With the move, Tacoma’s agency joins a growing number of public housing authorities nationwide that have gone smoke-free. Housing authorities in Boston, Detroit, San Antonio and Portland have adopted similar restrictions. The Seattle Housing Authority enacted a smoking ban in February.
The Tacoma Housing Authority is thought to be the largest public housing landlord in Pierce County to join the movement. Smoking is allowed in public housing owned by the Pierce County Housing Authority and Joint Base Lewis-McChord, public health officials said.
The ban came after a nine-month review that included consultation with the Tacoma-Pierce County Health Department to educate residents and gauge their feelings. Public health officials met with residents at 18 locations and conducted a survey that found most residents support smoke-free living.
“I want to stress that we’re not excluding smokers from our properties,” Mirra added. “Smokers can still live in our properties; they just can’t smoke inside of them.”

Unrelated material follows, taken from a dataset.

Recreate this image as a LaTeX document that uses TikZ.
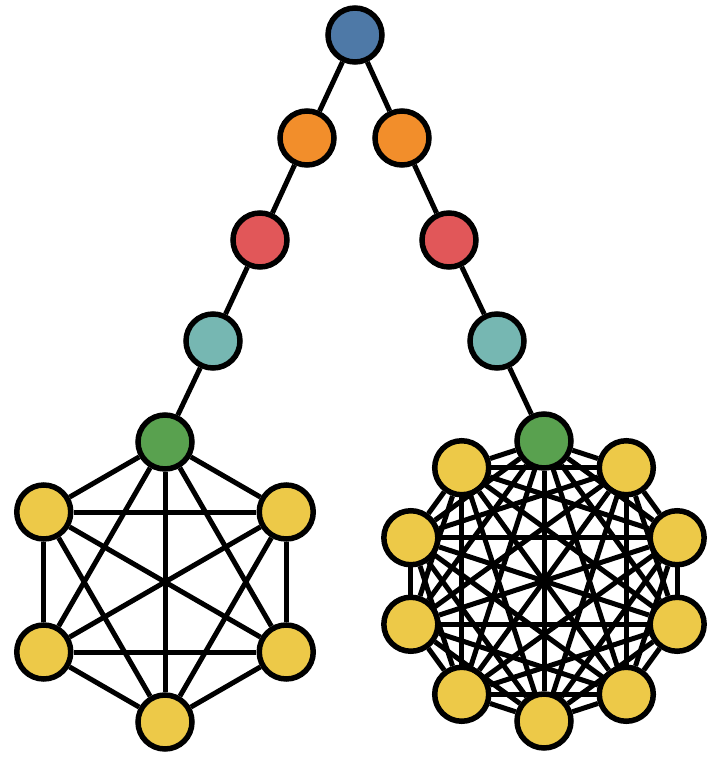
\documentclass[tikz,border=0pt]{standalone}
\usetikzlibrary{calc}
\definecolor{cblue}{HTML}{4E79A7}
\definecolor{corange}{HTML}{F28E2B}
\definecolor{cred}{HTML}{E15759}
\definecolor{cteal}{HTML}{76B7B2}
\definecolor{cgreen}{HTML}{59A14F}
\definecolor{cyellow}{HTML}{EDC948}
\begin{document}
\begin{tikzpicture}[x=1pt,y=-1pt,
  vtx/.style={circle,draw=black,line width=5.5pt,minimum size=54pt,inner sep=0pt},
  edge/.style={line width=5pt,draw=black}]
\useasboundingbox (0,0) rectangle (717,757);
% chain
\node[vtx,fill=cblue] (top) at (355,35) {};
\node[vtx,fill=corange] (oL) at (307,138) {};
\node[vtx,fill=corange] (oR) at (402,138) {};
\node[vtx,fill=cred] (rL) at (260,240) {};
\node[vtx,fill=cred] (rR) at (449,240) {};
\node[vtx,fill=cteal] (tL) at (213,341) {};
\node[vtx,fill=cteal] (tR) at (497,341) {};
% left K6 (y axis is flipped, so angles are negated)
\coordinate (cL) at (165,582);
\node[vtx,fill=cgreen] (L0) at ($(cL)+(-90:140)$) {};
\foreach \i in {1,...,5}
  \node[vtx,fill=cyellow] (L\i) at ($(cL)+({60*\i-90}:140)$) {};
% right K10
\coordinate (cR) at (544,581);
\node[vtx,fill=cgreen] (R0) at ($(cR)+(-90:140)$) {};
\foreach \i in {1,...,9}
  \node[vtx,fill=cyellow] (R\i) at ($(cR)+({36*\i-90}:140)$) {};
% chain edges
\draw[edge] (top) -- (oL) -- (rL) -- (tL) -- (L0);
\draw[edge] (top) -- (oR) -- (rR) -- (tR) -- (R0);
% complete graphs
\foreach \i in {0,...,4} {
  \pgfmathtruncatemacro\s{\i+1}
  \foreach \j in {\s,...,5} \draw[edge] (L\i) -- (L\j);
}
\foreach \i in {0,...,8} {
  \pgfmathtruncatemacro\s{\i+1}
  \foreach \j in {\s,...,9} \draw[edge] (R\i) -- (R\j);
}
\end{tikzpicture}
\end{document}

The ban doesn’t come without detractors.
“We have some people that are smokers and don’t know what they’re going to do,” said Hope Rehn, a resident of the Housing Authority-owned Wright Street Apartments who chairs the non-profit Seniors Advocating For Equality. “They don’t feel this is right.”

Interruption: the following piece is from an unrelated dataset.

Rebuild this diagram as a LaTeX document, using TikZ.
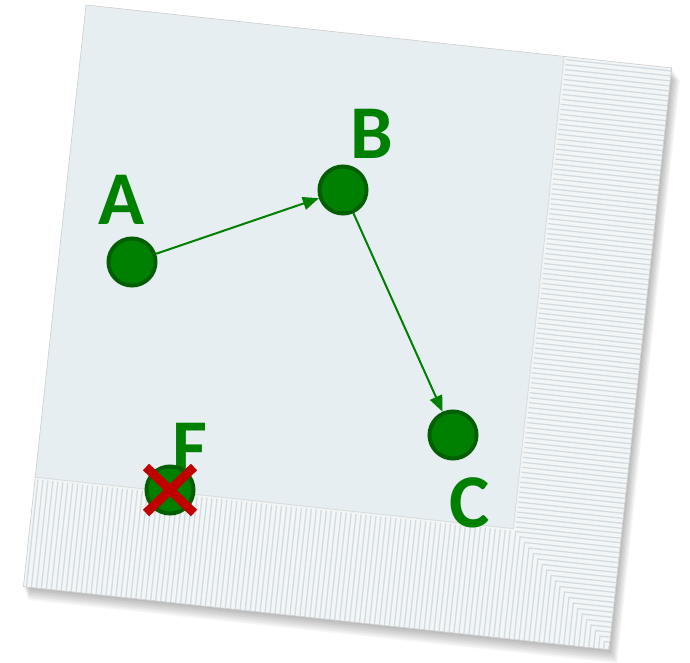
\documentclass[tikz,border=0pt]{standalone}
\usepackage{fontspec}
\newfontfamily\labfont{Carlito}
\usetikzlibrary{arrows.meta,calc}
\definecolor{napkin}{HTML}{E7EEF1}
\definecolor{fringe}{HTML}{F3F6F7}
\definecolor{rib}{HTML}{D2DBDF}
\definecolor{nodegreen}{HTML}{008000}
\definecolor{nodeborder}{HTML}{005F00}
\definecolor{crossred}{HTML}{C00000}
\begin{document}
\begin{tikzpicture}[x=1pt,y=-1pt,
  vertex/.style={circle, fill=nodegreen, draw=nodeborder, line width=4pt, minimum size=47pt, inner sep=0pt, outer sep=2pt},
  lab/.style={font=\labfont\bfseries\fontsize{76}{76}\selectfont, text=nodegreen, inner sep=0pt},
  edge/.style={draw=nodegreen, line width=2pt, -{Triangle[length=16pt,width=13pt]}},
  cross/.style={draw=crossred, line width=9pt},
  ribline/.style={draw=rib, line width=1.3pt}]
\useasboundingbox (0,0) rectangle (690,663);
\fill[white] (0,0) rectangle (690,663);
% napkin
\begin{scope}[shift={(86,5)}, rotate=-6.14]
  \foreach \i in {1,...,8}
    \fill[black, opacity=0.035] (\i*0.8, \i*1.4) rectangle (589+\i*1.2, 585+\i*1.6);
  \fill[napkin] (0,0) rectangle (589,585);
  \fill[fringe] (481,0) rectangle (589,585);
  \fill[fringe] (0,475) rectangle (589,585);
  \foreach \y in {3,8,...,473} \draw[ribline] (483,\y) -- (589,\y);
  \foreach \x in {3,8,...,478} \draw[ribline] (\x,477) -- (\x,585);
  \foreach \t in {2.5,7.5,...,107.5}
    \draw[ribline] (481+\t,585) -- (481+\t,475+\t) -- (589,475+\t);
  \draw[black, opacity=0.08, line width=1pt] (481,0) -- (481,475) -- (0,475);
  \draw[gray!40, line width=0.6pt] (0,0) rectangle (589,585);
\end{scope}
% labels (behind the nodes)
\node[lab] (lA) at (122,200) {A};
\node[lab] (lB) at (372,134) {B};
\node[lab] (lC) at (470,503) {C};
\node[lab] (lF) at (190,448) {F};
% nodes
\node[vertex] (A) at (132,262) {};
\node[vertex] (B) at (343,190) {};
\node[vertex] (C) at (453,435) {};
\node[vertex] (F) at (170,490) {};
% edges
\draw[edge] (A) -- (B);
\draw[edge] (B) -- (C);
% cross on F
\draw[cross] ($(F)+(-24,-23)$) -- ($(F)+(24,23)$);
\draw[cross] ($(F)+(24,-23)$) -- ($(F)+(-24,23)$);
\end{tikzpicture}
\end{document}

SAFE, as the resident council is known, represents an estimated 400 seniors who live in 345 senior housing units owned by the Housing Authority.
“In my building, there are senior and disabled residents and many of them have been smoking for years,” Rehn said. “They’re not about to quit. Then, you have the disabled who can’t really get out of their apartments to smoke outside.”
Stan Rumbaugh, the lone commissioner to vote against the new policy at the board’s Oct. 24 meeting, opposed it based on concerns for disabled and senior residents, Mirra said.
“Stan acknowledged the health issues, as well as the cost savings,” Mirra said. “His concern was with the tenants who were smokers who perhaps for reasons of frailty or disability wouldn’t so easily be able to go outside to smoke.”
Rumbaugh, who did not immediately return a phone call for comment Wednesday, was outnumbered by fellow commissioners who favored the policy.
They included Commissioner Greg Mowat and Chairwoman Janis Flauding, a resident of the Housing Authority’s Salishan community and a smoker herself.
“I’ve always been an outside smoker, so it didn’t affect me personally,” Flauding said of the policy. “But I really felt that it was something that was right for our residents to be able to live in a clean-air environment.”
Flauding was convinced not only by the authority’s potential cost savings, she said, but by details of the grim effects of secondhand smoke and the fact that nothing can effectively prevent it in a multi-family dwelling.
“It really came down to the health of our people,” she said. “It was not a hard decision.”
Specifics about how the authority will enforce the ban or where it will create designated smoking areas remain to be seen, Flauding said. But officials will have more than four months to work out such details, she noted.
The ban will come with help, Housing Authority officials added. The health department and its partner, Tobacco Free Alliance of Pierce County, will offer “smoking-cessation services” to any Housing Authority residents who seek them. That includes personalized quit-smoking plans, nicotine patches and gum, and access to hotlines and support groups.
The Tacoma Housing Authority joins a growing list of landlords in Pierce County to ban smoking under the health department’s 2-year-old “smoke-free housing” campaign, which has enlisted 90 private properties to the smokeless ranks.
“We’re always looking for more folks to bring into the smoke-free or tobacco-free realm,” said Kathleen MacGuire, a coordinator for the department’s Community Transformation Partnership grant, which funds the program.